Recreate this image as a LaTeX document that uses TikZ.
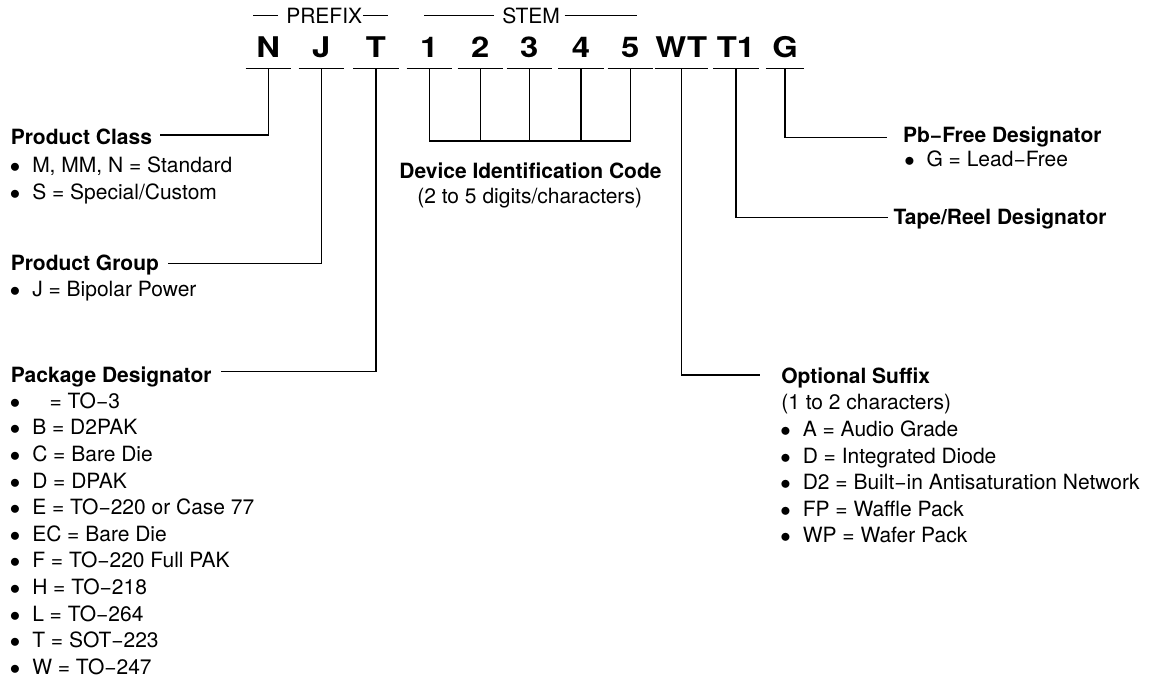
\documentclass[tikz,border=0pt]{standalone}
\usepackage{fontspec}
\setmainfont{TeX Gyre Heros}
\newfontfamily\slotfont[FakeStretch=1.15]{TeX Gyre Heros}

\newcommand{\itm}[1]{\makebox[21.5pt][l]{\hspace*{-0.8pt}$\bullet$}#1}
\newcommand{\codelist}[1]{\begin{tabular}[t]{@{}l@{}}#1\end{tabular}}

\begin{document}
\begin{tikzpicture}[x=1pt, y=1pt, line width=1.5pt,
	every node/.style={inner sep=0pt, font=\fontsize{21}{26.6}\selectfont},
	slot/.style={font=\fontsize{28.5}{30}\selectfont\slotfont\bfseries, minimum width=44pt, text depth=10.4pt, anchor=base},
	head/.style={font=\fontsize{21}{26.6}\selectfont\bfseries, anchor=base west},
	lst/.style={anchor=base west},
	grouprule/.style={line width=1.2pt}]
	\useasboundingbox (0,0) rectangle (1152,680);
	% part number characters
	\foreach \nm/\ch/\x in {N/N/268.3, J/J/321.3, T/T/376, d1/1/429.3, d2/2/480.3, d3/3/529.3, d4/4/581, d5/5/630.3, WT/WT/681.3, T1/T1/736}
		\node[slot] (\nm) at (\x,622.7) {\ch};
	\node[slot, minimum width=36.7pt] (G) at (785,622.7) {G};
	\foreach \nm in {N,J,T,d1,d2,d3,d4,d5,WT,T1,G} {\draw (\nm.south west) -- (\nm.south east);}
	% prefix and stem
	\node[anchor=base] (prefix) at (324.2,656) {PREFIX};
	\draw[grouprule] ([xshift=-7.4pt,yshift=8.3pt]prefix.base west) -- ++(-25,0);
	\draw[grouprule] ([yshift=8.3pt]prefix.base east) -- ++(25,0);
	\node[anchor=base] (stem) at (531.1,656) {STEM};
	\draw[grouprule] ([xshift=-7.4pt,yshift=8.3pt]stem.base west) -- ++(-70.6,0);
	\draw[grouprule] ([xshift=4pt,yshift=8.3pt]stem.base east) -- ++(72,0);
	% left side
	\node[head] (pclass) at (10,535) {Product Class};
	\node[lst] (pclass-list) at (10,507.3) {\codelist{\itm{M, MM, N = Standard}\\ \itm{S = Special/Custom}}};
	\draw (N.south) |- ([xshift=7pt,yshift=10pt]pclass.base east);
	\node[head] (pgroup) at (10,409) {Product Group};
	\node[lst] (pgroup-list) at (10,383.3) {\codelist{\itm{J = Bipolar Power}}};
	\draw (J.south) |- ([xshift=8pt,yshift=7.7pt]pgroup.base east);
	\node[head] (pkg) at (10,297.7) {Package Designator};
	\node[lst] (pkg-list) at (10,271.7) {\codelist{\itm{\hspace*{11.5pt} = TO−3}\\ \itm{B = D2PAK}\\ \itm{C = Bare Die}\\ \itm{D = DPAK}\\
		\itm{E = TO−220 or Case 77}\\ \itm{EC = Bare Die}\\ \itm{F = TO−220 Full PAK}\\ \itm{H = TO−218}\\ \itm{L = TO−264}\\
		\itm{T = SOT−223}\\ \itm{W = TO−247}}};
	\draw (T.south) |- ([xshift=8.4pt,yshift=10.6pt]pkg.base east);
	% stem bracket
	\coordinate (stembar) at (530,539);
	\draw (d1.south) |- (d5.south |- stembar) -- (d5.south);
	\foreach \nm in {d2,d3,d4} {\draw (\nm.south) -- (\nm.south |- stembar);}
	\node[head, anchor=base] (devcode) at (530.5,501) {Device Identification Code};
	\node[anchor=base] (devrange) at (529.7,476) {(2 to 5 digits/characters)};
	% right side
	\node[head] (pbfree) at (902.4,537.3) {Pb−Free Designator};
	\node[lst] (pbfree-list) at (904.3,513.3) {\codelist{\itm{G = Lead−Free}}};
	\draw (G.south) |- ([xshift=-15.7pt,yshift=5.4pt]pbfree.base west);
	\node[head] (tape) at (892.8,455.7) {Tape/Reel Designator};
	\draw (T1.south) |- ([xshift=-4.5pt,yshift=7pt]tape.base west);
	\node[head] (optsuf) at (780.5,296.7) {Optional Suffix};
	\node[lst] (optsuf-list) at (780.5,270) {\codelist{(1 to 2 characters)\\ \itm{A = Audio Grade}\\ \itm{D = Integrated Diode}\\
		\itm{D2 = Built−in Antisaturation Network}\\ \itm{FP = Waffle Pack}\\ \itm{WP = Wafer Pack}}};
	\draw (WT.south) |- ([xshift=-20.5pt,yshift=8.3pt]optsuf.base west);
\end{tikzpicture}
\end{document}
__________________________________________________
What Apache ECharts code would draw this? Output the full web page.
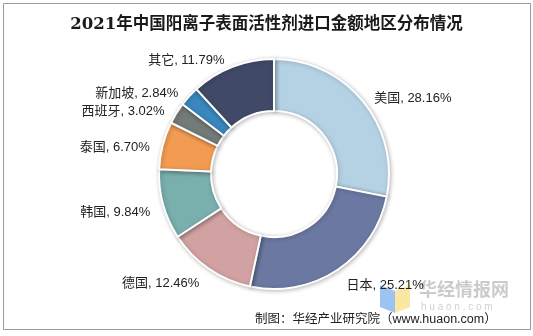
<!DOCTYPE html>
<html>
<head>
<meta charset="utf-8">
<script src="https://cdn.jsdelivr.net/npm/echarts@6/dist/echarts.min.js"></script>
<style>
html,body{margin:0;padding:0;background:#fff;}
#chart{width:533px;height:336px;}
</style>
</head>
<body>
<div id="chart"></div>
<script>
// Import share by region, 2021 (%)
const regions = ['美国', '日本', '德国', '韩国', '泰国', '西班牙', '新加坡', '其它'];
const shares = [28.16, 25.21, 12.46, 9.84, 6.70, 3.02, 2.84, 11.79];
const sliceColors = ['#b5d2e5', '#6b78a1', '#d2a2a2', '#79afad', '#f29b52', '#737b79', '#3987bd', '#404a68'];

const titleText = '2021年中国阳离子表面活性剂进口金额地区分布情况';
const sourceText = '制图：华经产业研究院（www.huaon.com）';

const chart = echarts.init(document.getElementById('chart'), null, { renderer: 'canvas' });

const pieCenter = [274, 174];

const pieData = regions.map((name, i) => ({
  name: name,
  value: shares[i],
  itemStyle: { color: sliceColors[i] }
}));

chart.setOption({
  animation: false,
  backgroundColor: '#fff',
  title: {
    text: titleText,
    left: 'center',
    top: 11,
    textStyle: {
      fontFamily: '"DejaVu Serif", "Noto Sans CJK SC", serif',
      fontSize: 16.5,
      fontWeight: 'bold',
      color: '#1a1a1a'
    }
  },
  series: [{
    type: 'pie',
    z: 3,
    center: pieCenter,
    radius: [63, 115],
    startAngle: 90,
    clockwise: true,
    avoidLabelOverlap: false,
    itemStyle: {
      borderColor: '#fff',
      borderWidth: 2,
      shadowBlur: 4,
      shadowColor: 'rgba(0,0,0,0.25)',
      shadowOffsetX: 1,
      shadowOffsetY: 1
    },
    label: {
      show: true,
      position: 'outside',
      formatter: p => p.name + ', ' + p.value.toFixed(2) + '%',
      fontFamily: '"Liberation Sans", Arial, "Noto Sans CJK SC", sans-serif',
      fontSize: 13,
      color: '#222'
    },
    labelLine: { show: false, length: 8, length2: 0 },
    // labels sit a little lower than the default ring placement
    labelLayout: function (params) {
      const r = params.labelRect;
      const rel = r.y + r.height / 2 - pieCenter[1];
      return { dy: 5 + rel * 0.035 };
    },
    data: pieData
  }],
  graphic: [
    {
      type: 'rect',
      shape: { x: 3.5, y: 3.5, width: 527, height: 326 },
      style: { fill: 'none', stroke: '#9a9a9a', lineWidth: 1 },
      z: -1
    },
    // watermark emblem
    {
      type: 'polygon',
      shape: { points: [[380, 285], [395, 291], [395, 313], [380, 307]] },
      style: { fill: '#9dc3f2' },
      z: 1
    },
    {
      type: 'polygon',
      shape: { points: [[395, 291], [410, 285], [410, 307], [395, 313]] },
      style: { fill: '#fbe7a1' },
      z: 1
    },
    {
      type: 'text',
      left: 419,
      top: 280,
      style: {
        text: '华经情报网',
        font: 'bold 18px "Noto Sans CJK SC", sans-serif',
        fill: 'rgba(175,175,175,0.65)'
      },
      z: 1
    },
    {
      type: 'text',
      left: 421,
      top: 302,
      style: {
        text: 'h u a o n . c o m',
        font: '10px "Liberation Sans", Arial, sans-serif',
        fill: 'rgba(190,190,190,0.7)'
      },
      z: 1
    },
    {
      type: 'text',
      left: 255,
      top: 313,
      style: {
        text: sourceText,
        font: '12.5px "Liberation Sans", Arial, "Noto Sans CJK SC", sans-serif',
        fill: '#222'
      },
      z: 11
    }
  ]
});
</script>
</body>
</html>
__________________________________________________
● Stated goal:
What is the number of lines in the data that hold the word "this"? Reply with that number and nothing else.

● Answer below:
2